Address
- 240 West Bearkat Avenue Garden City, Texas, 79739 United States

District information
- Type: Public
- Grades: PreK–12
- Superintendent: Mallory Marr
- NCES District ID: 4820790

Students and staff
- Students: 293 (2020–2021)
- Teachers: 34.65 (on an FTE basis)
- Staff: 36.26 (on an FTE basis)
- Student–teacher ratio: 8.46:1
- District mascot: Bearkats/Ladykats

Other information
- Website: www.gckats.net

= Glasscock County Independent School District =

School district in Texas

Glasscock County Independent School District is a public school district located in Garden City, Texas, U.S. The district educates about 300 students in two schools.

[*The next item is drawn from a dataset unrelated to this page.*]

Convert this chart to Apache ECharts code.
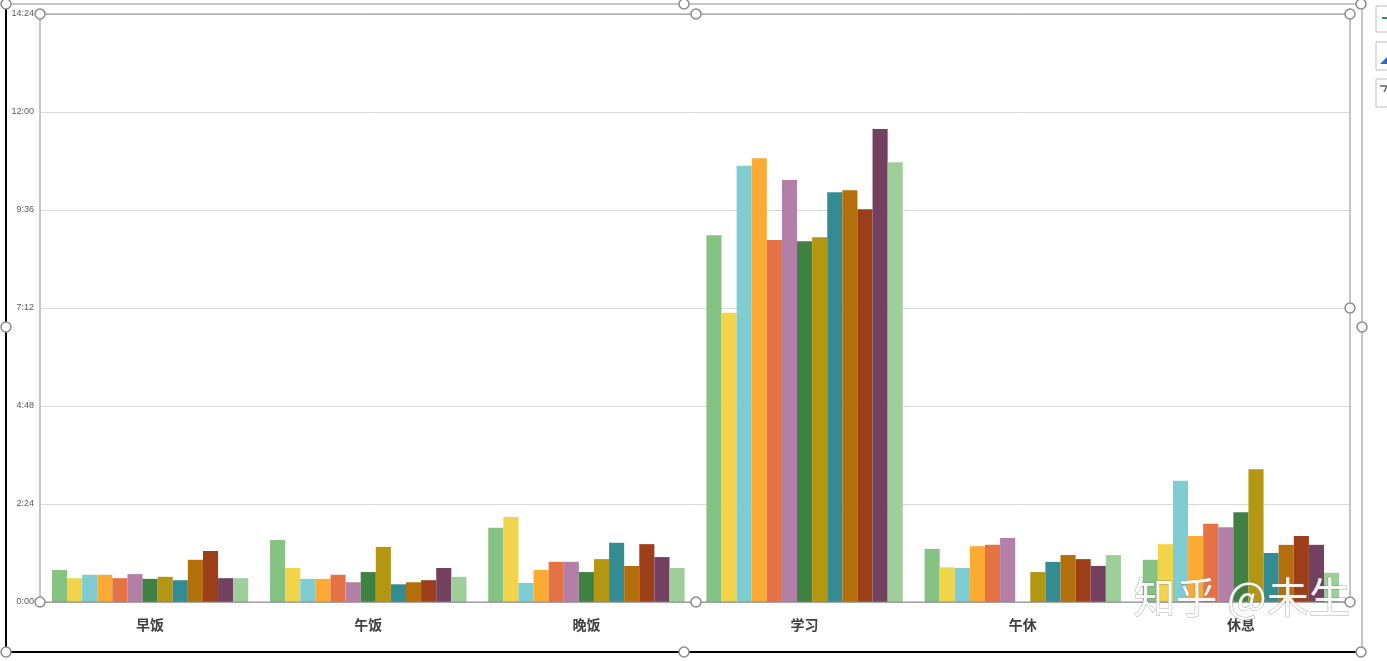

The district includes all of Glasscock County.

Glasscock County ISD is the home of the Bearkats and Ladykats. The district's school colors are red, black, and white. The American football team won the 2009 Division I six-man football championship; the title game (against Strawn, a state six-man powerhouse in its own right) set several state championship records for a six-man contest:
- Most points scored in a title game by the winning team (122 by Garden City), the losing team (88 by Strawn) and total (210)
- Most points scored in a quarter (84 in the second quarter) and a half (116 in the first half)

In 2007, Glasscock County High School earned a Bronze Medal rank in the U.S. News/SchoolMatters Best High School ratings.

In 2009, the school district was rated "recognized" by the Texas Education Agency.

== Schools ==

| School | Grades | Enrollment |
|---|---|---|
| Glasscock County Elementary School | PK – 6 | 169 |
| Glasscock County High School | 7 – 12 | 139 |

==Special programs==
===Athletics===
Garden City High School plays six-man football.